Le 24 mai 2024 marque une étape clé dans l’évolution du paysage numérique français avec la promulgation de la loi visant à sécuriser et réguler l’espace numérique (SREN). Cette nouvelle législation, fruit d’une large concertation, a pour ambition de renforcer la protection des citoyens, notamment des plus vulnérables comme les mineurs, tout en instaurant un cadre plus équilibré et transparent pour les entreprises du digital. Quels sont les principaux changements introduits par la loi SREN et leurs implications concrètes pour les utilisateurs et les acteurs économiques ? Décryptage.
Mieux protéger les citoyens des dangers en ligne
La philosophie de la loi SREN repose sur un principe fondamental porté par les récentes législations européennes comme le Digital Services Act (DSA) : ce qui est illégal hors ligne doit l’être également en ligne. Cela se traduit par plusieurs mesures phares :
- La mise en place d’un système de vérification de l’âge pour l’accès aux sites pornographiques, afin de prévenir l’exposition précoce des mineurs à des contenus choquants.

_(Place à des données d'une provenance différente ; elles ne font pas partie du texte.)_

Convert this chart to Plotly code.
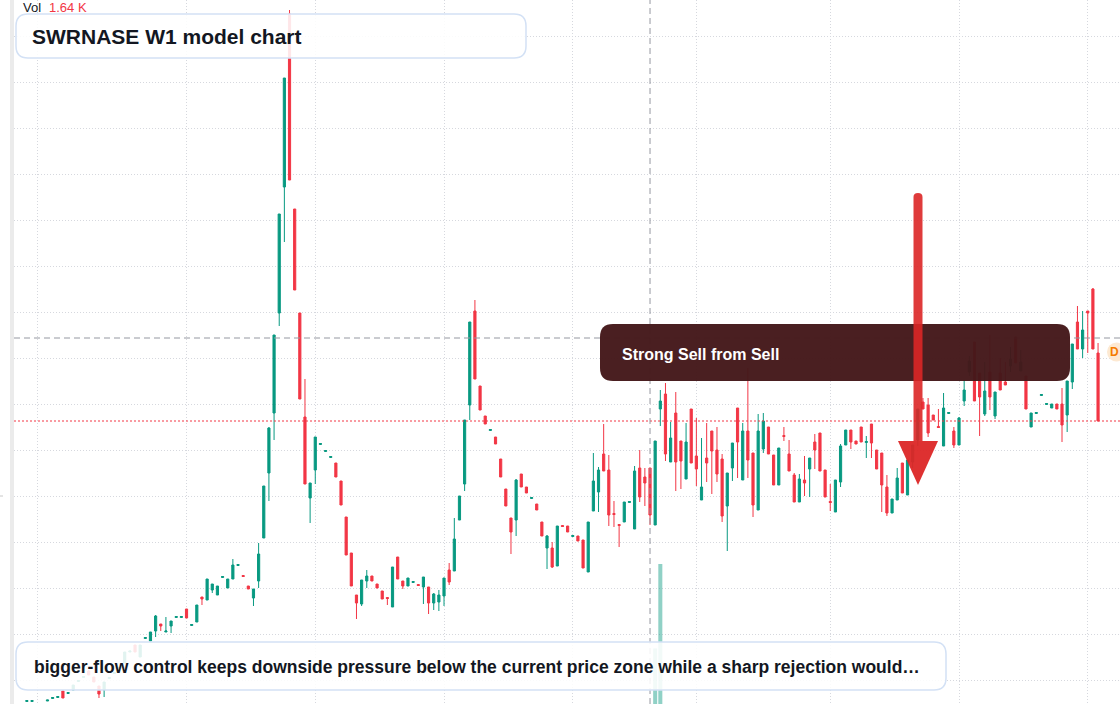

- L’obligation pour les hébergeurs de retirer sous 24h tout contenu pédopornographique signalé, sous peine de sanctions renforcées (1 an de prison, 250 000€ d’amende).
- La possibilité pour les juges de prononcer des peines de bannissement des réseaux sociaux de 6 mois à 1 an en cas de condamnation pour cyberharcèlement ou propos haineux.
- La création d’un délit spécifique sanctionnant la création de deepfakes portant atteinte à la dignité, passible de 3 ans de prison et 75 000€ d’amende.
Au-delà de son volet répressif, la loi mise aussi sur la prévention via la création d’une « réserve citoyenne du numérique ». Des volontaires pourront participer à des actions de sensibilisation aux risques et aux bonnes pratiques en ligne.
Vers une régulation plus efficace des géants du numérique
Outre la protection des utilisateurs, la loi SREN vise à rééquilibrer les rapports de force entre les entreprises et les géants du digital, dans le sillage du Digital Markets Act européen :
- Interdiction des pratiques de « lock-in » imposant des coûts excessifs aux clients souhaitant migrer leurs données d’un fournisseur de cloud à un autre.
- Création d’un réseau national des régulateurs (DGCCRF, DGE…) pour mieux coordonner le contrôle des acteurs numériques.
- Renforcement des pouvoirs de la CNIL pour faire appliquer le DSA, avec l’appui de la DGCCRF.
- Compétence de l’Autorité de la concurrence et de Bercy pour enquêter sur les manquements des « contrôleurs d’accès » visés par le DMA.
La loi SREN doit « récréer de la confiance dans l’économie numérique : sortir de la naïveté, sécuriser les usages et libérer l’innovation grâce à une saine concurrence »
Bruno Le Maire, ministre de l’Économie
En définitive, la loi SREN s’inscrit dans une dynamique globale, portée au niveau européen, visant à reprendre le contrôle sur les géants du web tout en tirant parti du potentiel du numérique. Un défi majeur pour la souveraineté numérique française et européenne, qui nécessitera une application résolue des nouvelles règles. Les premières sanctions tomberont-elles rapidement ? Réponse dans les prochains mois.